By the way, Snowbunny and I were coworkers at the time when we developed feelings for each other. Come to think of it, Brother-Husband and Snowbunny were also coworkers when they developed feelings for each other. Also I was a friend of Brother-Husband and Snowbunny for about ten years before our discovery of poly, so I was definitely a messy person. Not entirely relevant to the thread topic here, I guess I'm just saying that the standard answers don't work for everyone.
 
And by the way, their marriage was in trouble back then. We definitely embodied the sarcastic proverb, "Relationship broken, add more people." Just saying.
 
I can't speak for others, but I was "waiting in the wings" when my now-partner, metamour, and I transitioned into poly. We seem to be doing pretty well in spite of that. Brother-Husband knew that I was waiting in the wings from his very first discussion with Snowbunny about poly. It took about a year for him to accept poly, but he did accept my part in the equation from the beginning.

Snowbunny and I were coworkers at the time when we developed feelings for each other. Come to think of it, Brother-Husband and Snowbunny were also coworkers when they developed feelings for each other.
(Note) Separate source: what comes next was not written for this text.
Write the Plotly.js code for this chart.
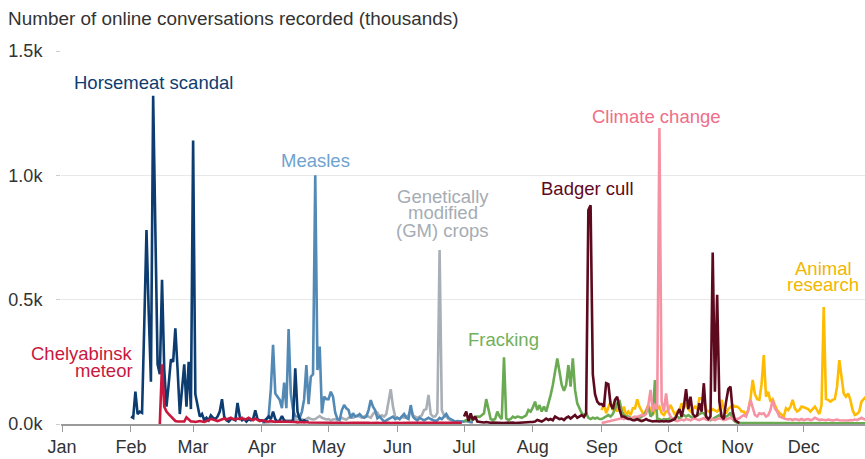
<!DOCTYPE html>
<html><head><meta charset="utf-8">
<script src="https://cdn.plot.ly/plotly-3.0.1.min.js"></script>
<style>html,body{margin:0;padding:0;background:#fff;}#chart{width:865px;height:459px;}</style>
</head><body><div id="chart"></div>
<script>
// ---------------- DATA (thousands of conversations per day) ----------------
const seriesNames = ['Horsemeat scandal','Chelyabinsk meteor','Measles','Genetically modified (GM) crops','Fracking','Badger cull','Climate change','Animal research'];
const monthLabels = ['Jan','Feb','Mar','Apr','May','Jun','Jul','Aug','Sep','Oct','Nov','Dec'];
const yTickValues = [0, 0.5, 1.0, 1.5];
const yTickLabels = ['0.0k','0.5k','1.0k','1.5k'];

const horsemeatStart = '2013-02-01';
const horsemeat = [
 0.03,0.025,0.13,0.04,0.05,0.045,0.40,0.78,0.45,0.17,1.32,0.72,0.24,0.20,0.58,0.22,0.07,0.16,0.26,0.25,0.385,0.22,0.04,0.14,0.24,0.07,0.25,0.06,
 1.14,0.12,0.07,0.03,0.04,0.015,0.025,0.015,0.035,0.025,0.02,0.03,0.05,0.10,0.03,0.015,0.01,0.02,0.02,0.015,0.085,0.03,0.015,0.02,0.01,0.02,0.015,0.02,0.055,0.02,0.015,
 0.015,0.01,0.02,0.03,0.02,0.05,0.02,0.01,0.015,0.032,0.015,0.01,0.01,0.01,0.015,0.224,0.05,0.02,0.01,0.015,0.01,0.01];

const meteorStart = '2013-02-14';
const meteor = [
 0,0.24,0.07,0.05,0.04,0.03,0.02,0.012,0.01,0.01,0.012,0.01,0.027,0.02,0.01,
 0.01,0.008,0.01,0.012,0.01,0.008,0.012,0.015,0.02,0.018,0.015,0.012,0.015,0.02,0.022,0.018,0.02,0.025,0.02,0.018,0.022,0.02,0.025,0.018,0.02,0.025,0.02,0.015,0.022,0.018,0.012,
 0.015,0.012,0.01,0.01,0.012,0.01,0.008,0.01,0.01,0.008,0.008,0.01,0.008,0.008,0.01,0.008,0.006,0.008,0.008,0.006,0.008,0.006,0.006,0.008,0.006,0.006,0.006,0.008,0.006,0.006,
 0.005,0.006,0.005,0.005,0.006,0.005,0.005,0.004,0.005,0.005,0.006,0.005,0.005,0.004,0.005,0.005,0.005,0.006,0.005,0.004,0.005,0.005,0.005,0.004,0.005,0.005,0.006,0.005,0.004,0.005,0.005,
 0.005,0.004,0.005,0.005,0.004,0.005,0.005,0.005,0.004,0.005,0.005,0.004,0.005,0.005,0.005,0.004,0.005,0.005,0.004,0.005,0.005,0.004,0.005,0.005,0.004,0.005,0.005,0.004,0.005,0.005];

const measlesStart = '2013-04-01';
const measles = [
 0.01,0.015,0.02,0.03,0.14,0.318,0.123,0.11,0.097,0.064,0.166,0.064,0.382,0.12,0.058,0.031,0.03,0.025,0.05,0.10,0.237,0.08,0.19,0.2,1.0,0.217,0.311,0.043,0.11,0.1,
 0.10,0.13,0.11,0.045,0.02,0.016,0.056,0.076,0.063,0.056,0.023,0.043,0.03,0.032,0.04,0.03,0.025,0.03,0.056,0.096,0.07,0.055,0.023,0.03,0.02,0.01,0.015,0.02,0.025,0.03,0.02,
 0.025,0.02,0.03,0.04,0.025,0.02,0.076,0.03,0.02,0.015,0.025,0.02,0.015,0.02,0.025,0.02,0.015,0.012,0.015,0.025,0.02,0.03,0.04,0.025,0.02,0.015,0.01,0.012,0.01,0.01,
 0.01,0.015,0.01,0.01,0.008];

const gmStart = '2013-04-01';
const gmCrops = [
 0.005,0.005,0.006,0.006,0.008,0.008,0.01,0.01,0.012,0.01,0.012,0.015,0.015,0.012,0.015,0.02,0.015,0.018,0.02,0.015,0.02,0.025,0.02,0.018,0.02,0.025,0.032,0.025,0.02,0.018,
 0.02,0.015,0.018,0.02,0.015,0.02,0.025,0.02,0.018,0.025,0.03,0.025,0.03,0.035,0.03,0.025,0.03,0.035,0.03,0.025,0.04,0.05,0.045,0.03,0.035,0.03,0.04,0.09,0.14,0.07,0.03,
 0.025,0.02,0.03,0.025,0.03,0.035,0.056,0.035,0.03,0.025,0.03,0.035,0.056,0.06,0.117,0.04,0.03,0.03,0.045,0.70,0.056,0.035,0.03,0.02,0.015,0.012,0.01,0.01,0.01,0.008,
 0.01,0.008,0.01,0.006,0.005];

const frackingStart = '2013-07-01';
const fracking = [
 0.01,0.016,0.015,0.02,0.018,0.029,0.03,0.029,0.035,0.043,0.10,0.06,0.02,0.016,0.02,0.05,0.03,0.02,0.268,0.022,0.016,0.02,0.03,0.025,0.03,0.028,0.025,0.03,0.035,0.056,0.05,
 0.067,0.09,0.056,0.076,0.05,0.07,0.05,0.08,0.116,0.157,0.217,0.264,0.21,0.157,0.134,0.157,0.237,0.15,0.264,0.137,0.083,0.06,0.043,0.035,0.043,0.025,0.02,0.025,0.022,0.025,0.02,
 0.02,0.025,0.03,0.036,0.03,0.04,0.06,0.083,0.097,0.05,0.036,0.03,0.03,0.025,0.02,0.025,0.02,0.025,0.03,0.035,0.05,0.07,0.03,0.04,0.177,0.02,0.02,0.015,0.02,0.018,
 0.02,0.023,0.02,0.025,0.03,0.023,0.03,0.036,0.03,0.036,0.03,0.025,0.03,0.035,0.04,0.045,0.043,0.03,0.02,0.015,0.02,0.025,0.03,0.036,0.03,0.025,0.03,0.035,0.046,0.02,0.01,
 0.005,0.004,0.004,0.003,0.004,0.003,0.004,0.004,0.003,0.004,0.003,0.004,0.004,0.003,0.004,0.003,0.004,0.004,0.003,0.004,0.004,0.003,0.004,0.003,0.004,0.004,0.003,0.004,0.003,0.004,
 0.004,0.003,0.004,0.004,0.003,0.004,0.003,0.004,0.004,0.003,0.004,0.004,0.003,0.004,0.003,0.004,0.004,0.003,0.004,0.003,0.004,0.004,0.003,0.004,0.004,0.003,0.004,0.003,0.004,0.004,0.003];

const badgerStart = '2013-07-01';
const badgerCull = [
 0.03,0.05,0.012,0.043,0.016,0.03,0.01,0.008,0.008,0.006,0.008,0.006,0.005,0.006,0.005,0.004,0.006,0.005,0.004,0.005,0.006,0.005,0.006,0.004,0.005,0.006,0.007,0.006,0.008,0.01,0.008,
 0.008,0.01,0.016,0.012,0.01,0.015,0.022,0.016,0.02,0.015,0.03,0.025,0.02,0.022,0.016,0.025,0.03,0.022,0.03,0.036,0.025,0.03,0.036,0.028,0.043,0.86,0.88,0.2,0.12,0.09,0.08,
 0.08,0.07,0.164,0.16,0.08,0.06,0.097,0.11,0.06,0.03,0.03,0.025,0.02,0.02,0.015,0.015,0.02,0.015,0.012,0.015,0.02,0.015,0.012,0.01,0.012,0.01,0.01,0.012,0.01,0.012,
 0.01,0.012,0.015,0.02,0.04,0.06,0.03,0.07,0.14,0.06,0.11,0.04,0.03,0.035,0.083,0.05,0.164,0.03,0.02,0.03,0.69,0.13,0.52,0.09,0.03,0.02,0.088,0.14,0.15,0.05,0.015,
 0.008,0.004];

const climateStart = '2013-09-01';
const climateChange = [
 0.004,0.006,0.01,0.01,0.012,0.014,0.016,0.018,0.02,0.023,0.02,0.023,0.025,0.022,0.025,0.03,0.028,0.032,0.036,0.034,0.04,0.076,0.137,0.05,0.08,0.06,1.19,0.09,0.05,0.123,
 0.05,0.03,0.02,0.015,0.012,0.015,0.018,0.015,0.02,0.018,0.015,0.02,0.022,0.018,0.016,0.02,0.023,0.018,0.016,0.02,0.018,0.016,0.02,0.023,0.02,0.016,0.018,0.02,0.025,0.02,0.016,
 0.02,0.023,0.03,0.036,0.03,0.056,0.097,0.063,0.036,0.03,0.043,0.04,0.043,0.03,0.035,0.056,0.097,0.063,0.05,0.03,0.025,0.023,0.02,0.018,0.02,0.016,0.02,0.018,0.016,0.02,
 0.016,0.018,0.02,0.016,0.018,0.025,0.02,0.016,0.018,0.016,0.015,0.018,0.016,0.014,0.016,0.018,0.015,0.014,0.016,0.015,0.014,0.016,0.015,0.018,0.016,0.02,0.025,0.02,0.018,0.02,0.02];

const animalStart = '2013-09-01';
const animalResearch = [
 0.056,0.083,0.043,0.067,0.09,0.056,0.083,0.05,0.076,0.043,0.07,0.036,0.05,0.036,0.063,0.063,0.099,0.07,0.05,0.036,0.056,0.076,0.056,0.036,0.056,0.06,0.07,0.043,0.036,0.05,
 0.056,0.076,0.056,0.036,0.05,0.056,0.083,0.063,0.083,0.06,0.05,0.06,0.07,0.06,0.103,0.103,0.097,0.06,0.05,0.05,0.06,0.055,0.05,0.06,0.097,0.06,0.043,0.06,0.07,0.076,0.07,
 0.07,0.063,0.05,0.05,0.036,0.056,0.1,0.177,0.12,0.1,0.097,0.16,0.277,0.11,0.13,0.09,0.1,0.076,0.056,0.045,0.036,0.03,0.063,0.056,0.07,0.097,0.063,0.05,0.056,0.07,
 0.067,0.063,0.06,0.05,0.06,0.07,0.056,0.04,0.076,0.47,0.1,0.097,0.09,0.097,0.1,0.15,0.257,0.177,0.123,0.11,0.123,0.097,0.056,0.036,0.04,0.05,0.09,0.1,0.11,0.1,0.09];

// ---------------- STYLE ----------------
const FONT = '"Liberation Sans", Arial, Helvetica, sans-serif';
function dailyDates(start, n) {
  const [y, m, d] = start.split('-').map(Number);
  const out = [];
  for (let i = 0; i < n; i++) {
    const dt = new Date(Date.UTC(y, m - 1, d + i));
    out.push(dt.toISOString().slice(0, 10));
  }
  return out;
}
function line(name, start, vals, color) {
  return {type: 'scatter', mode: 'lines', name: name, x: dailyDates(start, vals.length), y: vals,
          line: {color: color, width: 2.6}, hoverinfo: 'skip'};
}
// drawing order (first = bottom)
const traces = [
  line(seriesNames[3], gmStart, gmCrops, '#a9afb6'),
  line(seriesNames[2], measlesStart, measles, '#5289b5'),
  line(seriesNames[0], horsemeatStart, horsemeat, '#0c3c70'),
  line(seriesNames[1], meteorStart, meteor, '#c9173d'),
  line(seriesNames[7], animalStart, animalResearch, '#ffbb00'),
  line(seriesNames[4], frackingStart, fracking, '#6aaa52'),
  line(seriesNames[6], climateStart, climateChange, '#f592a3'),
  line(seriesNames[5], badgerStart, badgerCull, '#5d0a1e')
];

const W = 865, H = 459, ML = 61, MR = 0, MT = 51, MB = 35;
const px = x => (x - ML) / (W - ML - MR);
const py = y => (H - MB - y) / (H - MT - MB);
function lab(text, x, y, color, anchor) {
  return {text: text, xref: 'paper', yref: 'paper', x: px(x), y: py(y), xanchor: anchor || 'center', yanchor: 'middle',
          showarrow: false, font: {family: FONT, size: 18.5, color: color}};
}
const annotations = [
  lab('Horsemeat scandal', 153, 82, '#0c3c70'),
  lab('Chelyabinsk', 135, 353, '#c9173d', 'right'),
  lab('meteor', 135, 370, '#c9173d', 'right'),
  lab('Measles', 315.5, 160, '#6fa3cf'),
  lab('Genetically', 442.5, 196, '#a5acb4'),
  lab('modified', 442.5, 213, '#a5acb4'),
  lab('(GM) crops', 442.5, 230, '#a5acb4'),
  lab('Fracking', 503.7, 339.5, '#72b05a'),
  lab('Badger cull', 587.5, 188.5, '#5d0a1e'),
  lab('Climate change', 656.5, 116, '#f06e88'),
  lab('Animal', 823.5, 268, '#f2b600'),
  lab('research', 823.3, 284, '#f2b600')
];

const layout = {
  width: W, height: H,
  margin: {l: ML, r: MR, t: MT, b: MB, pad: 0},
  paper_bgcolor: '#ffffff', plot_bgcolor: '#ffffff',
  showlegend: false, hovermode: false,
  font: {family: FONT, size: 18, color: '#333333'},
  title: {text: 'Number of online conversations recorded (thousands)', xref: 'container', yref: 'container',
          x: 8 / W, xanchor: 'left', y: 1 - 18 / H, yanchor: 'middle',
          font: {family: FONT, size: 18.9, color: '#333333'}},
  xaxis: {type: 'date', range: ['2012-12-31 12:00', '2013-12-28 14:00'],
          tickvals: monthLabels.map((m, i) => '2013-' + String(i + 1).padStart(2, '0') + '-01'),
          ticktext: monthLabels,
          ticks: 'outside', ticklen: 6, tickwidth: 1, tickcolor: '#9a9a9a',
          showline: true, linecolor: '#9a9a9a', linewidth: 1.5, layer: 'below traces',
          showgrid: false, zeroline: false, fixedrange: true,
          tickfont: {family: FONT, size: 18, color: '#333333'}},
  yaxis: {range: [0, 1.5], tickvals: yTickValues, ticktext: yTickLabels,
          ticks: 'outside', ticklen: 4, tickwidth: 1, tickcolor: '#cccccc', ticklabelstandoff: 10,
          showline: false, showgrid: true, gridcolor: '#e8e8e8', gridwidth: 1, zeroline: false, fixedrange: true,
          layer: 'below traces',
          tickfont: {family: FONT, size: 18, color: '#333333'}},
  annotations: annotations
};
Plotly.newPlot('chart', traces, layout, {staticPlot: true, displayModeBar: false});
</script>
</body></html>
Also, I was a friend of Brother-Husband and Snowbunny for about ten years before our discovery of poly, so I was definitely a messy person. Not entirely relevant to the thread topic here, I guess I'm just saying that the standard answers don't work for everyone.
Their marriage was in trouble back then. We definitely embodied the sarcastic proverb, "Relationship broken, add more people."

So how did you make it work?
 
Lots of time and communication. Our first few years together were rough -- in general -- not all the time. But I think that's the case with most new polycules. We just learned how to understand and get along with each other.
 
I think that as polyamory becomes more known these things are going to come up And we will see it here, in this forum, more and more. When poly language or knowledge wasn’t easily obtainable the rule society imposed was “you can’t do that” or “you must end first relationship before pursuing the second“ unless you intend to have an affair. So people broke up or suffered through feelings they weren’t allowed to act on Or had affairs until they were forced to choose.

I saw my first poly tv show, on showtime, I think, and I was amazed and intrigued. I did not want what they had, but I was interested in the concept. Fast forward 10 years and hubby and I both wanted different things in our lives but are still committed to each other and sharing our lives together. I suggested polyamory and we did a ton of learning and research to get where we are today. Opening to poly really did save our marriage because the things each of us needed, neither of us could live without in our monogamous relationship.

i Think people have enough exposure now, that when feelings do develop and they realize you CAN love another person without it changing the way you feel about the first partner, they look into polyamory more as a real alternative to monogamy or divorce. Most people who develop feelings outside of a marriage do not want that marriage to end.